Cunningham's interest in Paralympic sport stemmed from his time at Shenton Park Rehabilitation Centre where he witnessed residents training for the International Stoke Mandeville Games. He participated at the 1960 Rome Games, in wheelchair fencing and wheelchair basketball. He was not selected for 1964 Tokyo Games due to an injury in selection trials in Adelaide. He participated in the 1968 Tel Aviv Games in men's slalom C in athletics and wheelchair basketball. Cunningham won silver medals in both of these events.
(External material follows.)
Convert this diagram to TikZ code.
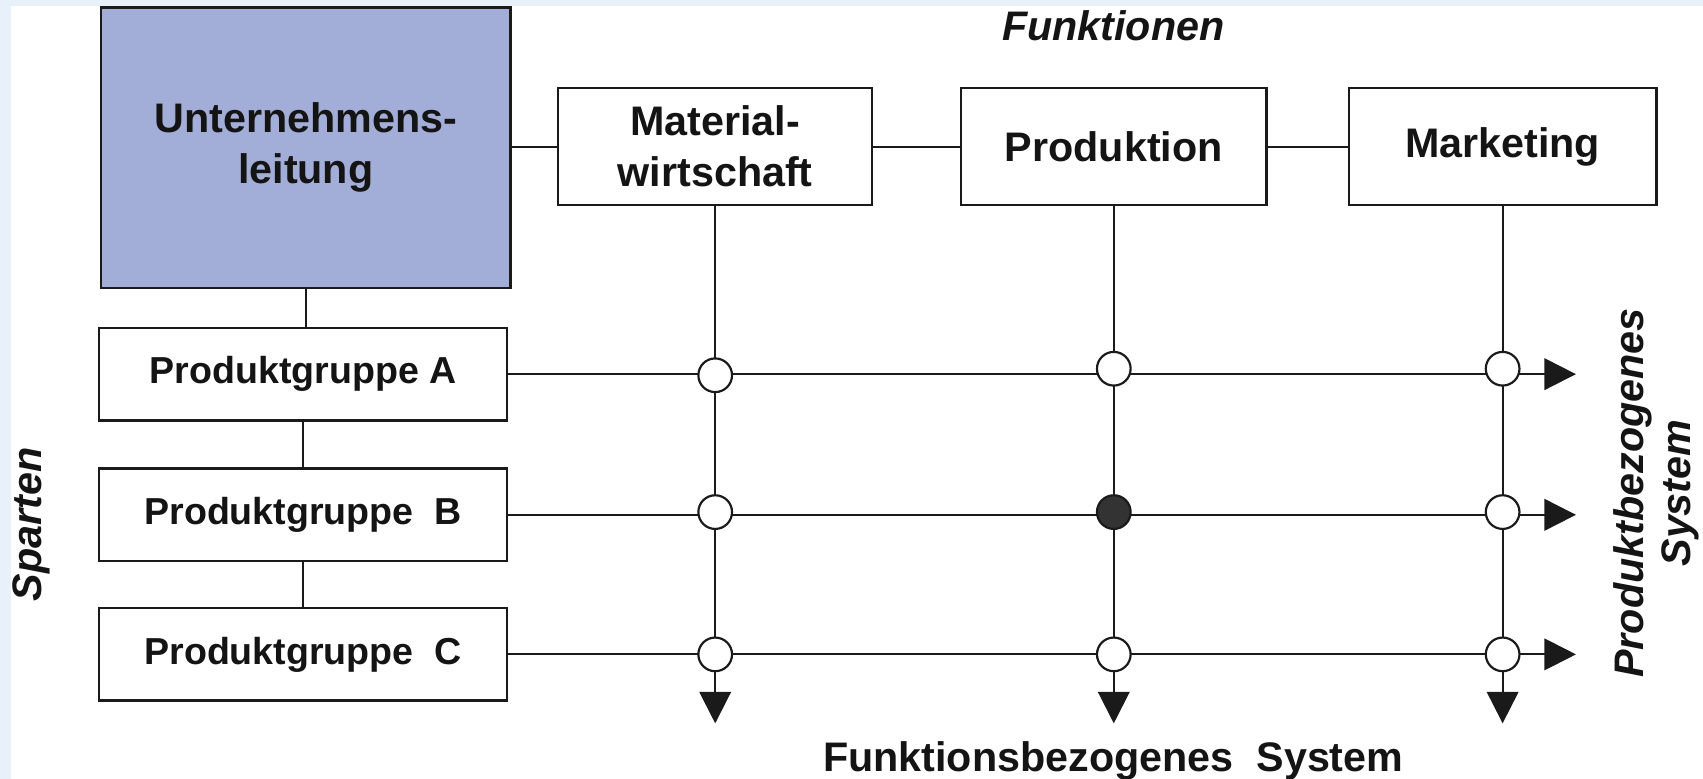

Whilst celebrating 50 years of Paralympic sport, in 2010, Cunningham was honoured as a member of the Australian wheelchair basketball team which competed at the 1960 Rome Games alongside his teammates; Kevin Coombs, Gary Hooper, Bill Mather-Brown, Bruno Moretti, and Chris O'Brien (pictured on the right).

===Commonwealth Paraplegic Games===
Cunningham participated in three Commonwealth Paraplegic Games. At the 1962 Perth Games, he competed in many events and won gold medals in the pentathlon and men's wheelchair basketball. At the 1966 Kingston Games, he won a gold medal in track relay, 3 silver and two bronze medals in basketball and track and field events. He competed at the 1970 Games in Edinburgh, Scotland and then retired from Paralympic sport.